▶ **WRITTEN REQUEST**
Transcribe each line of the material as it is, and drop any picture.

▶ **PROVIDED MATERIAL**
____________
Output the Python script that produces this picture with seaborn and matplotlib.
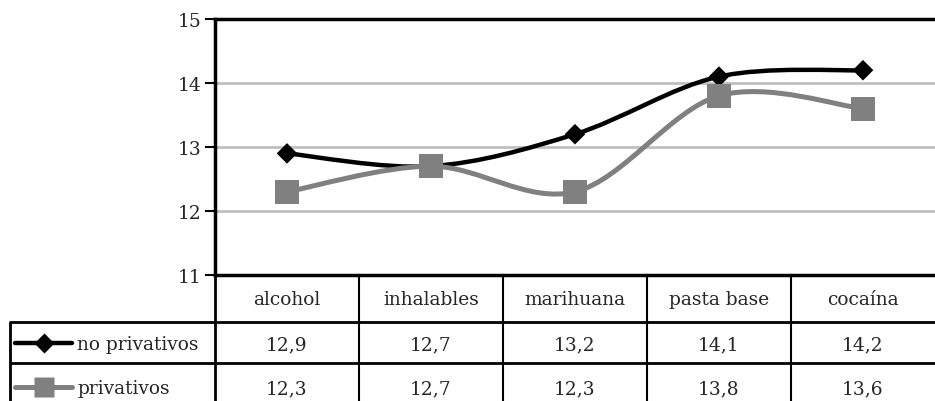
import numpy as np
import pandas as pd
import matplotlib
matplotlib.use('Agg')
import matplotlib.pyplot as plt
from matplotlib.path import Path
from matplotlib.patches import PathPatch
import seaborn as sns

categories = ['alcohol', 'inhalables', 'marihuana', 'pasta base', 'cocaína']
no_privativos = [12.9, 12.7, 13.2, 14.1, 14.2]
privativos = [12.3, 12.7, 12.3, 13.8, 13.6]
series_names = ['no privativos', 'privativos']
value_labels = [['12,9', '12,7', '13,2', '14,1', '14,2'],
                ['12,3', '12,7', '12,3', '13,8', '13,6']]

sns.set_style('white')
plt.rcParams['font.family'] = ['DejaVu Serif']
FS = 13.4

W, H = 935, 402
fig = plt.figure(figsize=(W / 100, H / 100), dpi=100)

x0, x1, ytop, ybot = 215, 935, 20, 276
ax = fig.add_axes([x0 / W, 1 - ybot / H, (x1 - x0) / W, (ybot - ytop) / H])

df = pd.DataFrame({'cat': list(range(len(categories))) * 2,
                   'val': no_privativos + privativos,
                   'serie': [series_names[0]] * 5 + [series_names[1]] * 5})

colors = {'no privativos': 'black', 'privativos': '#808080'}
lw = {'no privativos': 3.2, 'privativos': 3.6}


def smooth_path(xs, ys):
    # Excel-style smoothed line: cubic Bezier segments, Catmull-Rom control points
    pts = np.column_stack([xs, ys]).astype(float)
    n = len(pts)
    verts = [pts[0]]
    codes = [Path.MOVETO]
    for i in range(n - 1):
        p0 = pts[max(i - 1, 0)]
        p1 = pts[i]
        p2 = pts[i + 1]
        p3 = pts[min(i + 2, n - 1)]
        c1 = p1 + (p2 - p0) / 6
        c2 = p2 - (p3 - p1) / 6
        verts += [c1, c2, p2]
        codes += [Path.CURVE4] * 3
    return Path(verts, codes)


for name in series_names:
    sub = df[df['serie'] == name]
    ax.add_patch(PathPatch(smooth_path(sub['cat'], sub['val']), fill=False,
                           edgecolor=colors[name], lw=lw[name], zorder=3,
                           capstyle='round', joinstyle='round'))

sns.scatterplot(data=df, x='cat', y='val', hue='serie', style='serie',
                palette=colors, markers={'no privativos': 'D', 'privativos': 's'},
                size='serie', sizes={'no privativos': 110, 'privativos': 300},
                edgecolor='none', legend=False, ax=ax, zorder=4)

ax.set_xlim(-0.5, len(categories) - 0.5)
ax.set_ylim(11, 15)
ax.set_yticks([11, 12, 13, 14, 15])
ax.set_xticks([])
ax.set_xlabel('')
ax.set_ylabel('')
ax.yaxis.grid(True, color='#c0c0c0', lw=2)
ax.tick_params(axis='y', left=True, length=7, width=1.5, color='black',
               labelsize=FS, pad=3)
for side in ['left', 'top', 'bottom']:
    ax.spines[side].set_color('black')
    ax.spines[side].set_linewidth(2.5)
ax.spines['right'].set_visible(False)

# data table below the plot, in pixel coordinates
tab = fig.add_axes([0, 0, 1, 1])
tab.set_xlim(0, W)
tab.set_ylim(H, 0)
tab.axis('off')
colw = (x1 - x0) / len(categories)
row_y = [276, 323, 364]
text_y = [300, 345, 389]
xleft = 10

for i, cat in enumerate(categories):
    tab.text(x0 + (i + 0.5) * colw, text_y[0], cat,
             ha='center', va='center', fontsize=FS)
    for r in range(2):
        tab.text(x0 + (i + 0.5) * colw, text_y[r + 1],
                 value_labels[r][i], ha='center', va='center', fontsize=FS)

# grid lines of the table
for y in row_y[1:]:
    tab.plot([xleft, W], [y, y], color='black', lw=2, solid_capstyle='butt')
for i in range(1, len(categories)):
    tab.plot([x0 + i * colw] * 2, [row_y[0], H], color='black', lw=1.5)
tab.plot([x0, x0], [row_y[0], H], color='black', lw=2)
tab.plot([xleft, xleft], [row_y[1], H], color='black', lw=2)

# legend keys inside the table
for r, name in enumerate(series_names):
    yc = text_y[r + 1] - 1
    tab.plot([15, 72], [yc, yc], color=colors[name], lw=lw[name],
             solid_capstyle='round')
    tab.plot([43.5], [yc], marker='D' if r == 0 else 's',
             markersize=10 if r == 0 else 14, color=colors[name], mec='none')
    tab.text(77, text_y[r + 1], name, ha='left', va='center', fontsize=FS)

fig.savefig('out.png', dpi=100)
____________
▶ **SOLUTION TO THE PROBLEM**
Output the Python script that produces this picture with seaborn and matplotlib.
import numpy as np
import pandas as pd
import matplotlib
matplotlib.use('Agg')
import matplotlib.pyplot as plt
from matplotlib.path import Path
from matplotlib.patches import PathPatch
import seaborn as sns

categories = ['alcohol', 'inhalables', 'marihuana', 'pasta base', 'cocaína']
no_privativos = [12.9, 12.7, 13.2, 14.1, 14.2]
privativos = [12.3, 12.7, 12.3, 13.8, 13.6]
series_names = ['no privativos', 'privativos']
value_labels = [['12,9', '12,7', '13,2', '14,1', '14,2'],
                ['12,3', '12,7', '12,3', '13,8', '13,6']]

sns.set_style('white')
plt.rcParams['font.family'] = ['DejaVu Serif']
FS = 13.4

W, H = 935, 402
fig = plt.figure(figsize=(W / 100, H / 100), dpi=100)

x0, x1, ytop, ybot = 215, 935, 20, 276
ax = fig.add_axes([x0 / W, 1 - ybot / H, (x1 - x0) / W, (ybot - ytop) / H])

df = pd.DataFrame({'cat': list(range(len(categories))) * 2,
                   'val': no_privativos + privativos,
                   'serie': [series_names[0]] * 5 + [series_names[1]] * 5})

colors = {'no privativos': 'black', 'privativos': '#808080'}
lw = {'no privativos': 3.2, 'privativos': 3.6}


def smooth_path(xs, ys):
    # Excel-style smoothed line: cubic Bezier segments, Catmull-Rom control points
    pts = np.column_stack([xs, ys]).astype(float)
    n = len(pts)
    verts = [pts[0]]
    codes = [Path.MOVETO]
    for i in range(n - 1):
        p0 = pts[max(i - 1, 0)]
        p1 = pts[i]
        p2 = pts[i + 1]
        p3 = pts[min(i + 2, n - 1)]
        c1 = p1 + (p2 - p0) / 6
        c2 = p2 - (p3 - p1) / 6
        verts += [c1, c2, p2]
        codes += [Path.CURVE4] * 3
    return Path(verts, codes)


for name in series_names:
    sub = df[df['serie'] == name]
    ax.add_patch(PathPatch(smooth_path(sub['cat'], sub['val']), fill=False,
                           edgecolor=colors[name], lw=lw[name], zorder=3,
                           capstyle='round', joinstyle='round'))

sns.scatterplot(data=df, x='cat', y='val', hue='serie', style='serie',
                palette=colors, markers={'no privativos': 'D', 'privativos': 's'},
                size='serie', sizes={'no privativos': 110, 'privativos': 300},
                edgecolor='none', legend=False, ax=ax, zorder=4)

ax.set_xlim(-0.5, len(categories) - 0.5)
ax.set_ylim(11, 15)
ax.set_yticks([11, 12, 13, 14, 15])
ax.set_xticks([])
ax.set_xlabel('')
ax.set_ylabel('')
ax.yaxis.grid(True, color='#c0c0c0', lw=2)
ax.tick_params(axis='y', left=True, length=7, width=1.5, color='black',
               labelsize=FS, pad=3)
for side in ['left', 'top', 'bottom']:
    ax.spines[side].set_color('black')
    ax.spines[side].set_linewidth(2.5)
ax.spines['right'].set_visible(False)

# data table below the plot, in pixel coordinates
tab = fig.add_axes([0, 0, 1, 1])
tab.set_xlim(0, W)
tab.set_ylim(H, 0)
tab.axis('off')
colw = (x1 - x0) / len(categories)
row_y = [276, 323, 364]
text_y = [300, 345, 389]
xleft = 10

for i, cat in enumerate(categories):
    tab.text(x0 + (i + 0.5) * colw, text_y[0], cat,
             ha='center', va='center', fontsize=FS)
    for r in range(2):
        tab.text(x0 + (i + 0.5) * colw, text_y[r + 1],
                 value_labels[r][i], ha='center', va='center', fontsize=FS)

# grid lines of the table
for y in row_y[1:]:
    tab.plot([xleft, W], [y, y], color='black', lw=2, solid_capstyle='butt')
for i in range(1, len(categories)):
    tab.plot([x0 + i * colw] * 2, [row_y[0], H], color='black', lw=1.5)
tab.plot([x0, x0], [row_y[0], H], color='black', lw=2)
tab.plot([xleft, xleft], [row_y[1], H], color='black', lw=2)

# legend keys inside the table
for r, name in enumerate(series_names):
    yc = text_y[r + 1] - 1
    tab.plot([15, 72], [yc, yc], color=colors[name], lw=lw[name],
             solid_capstyle='round')
    tab.plot([43.5], [yc], marker='D' if r == 0 else 's',
             markersize=10 if r == 0 else 14, color=colors[name], mec='none')
    tab.text(77, text_y[r + 1], name, ha='left', va='center', fontsize=FS)

fig.savefig('out.png', dpi=100)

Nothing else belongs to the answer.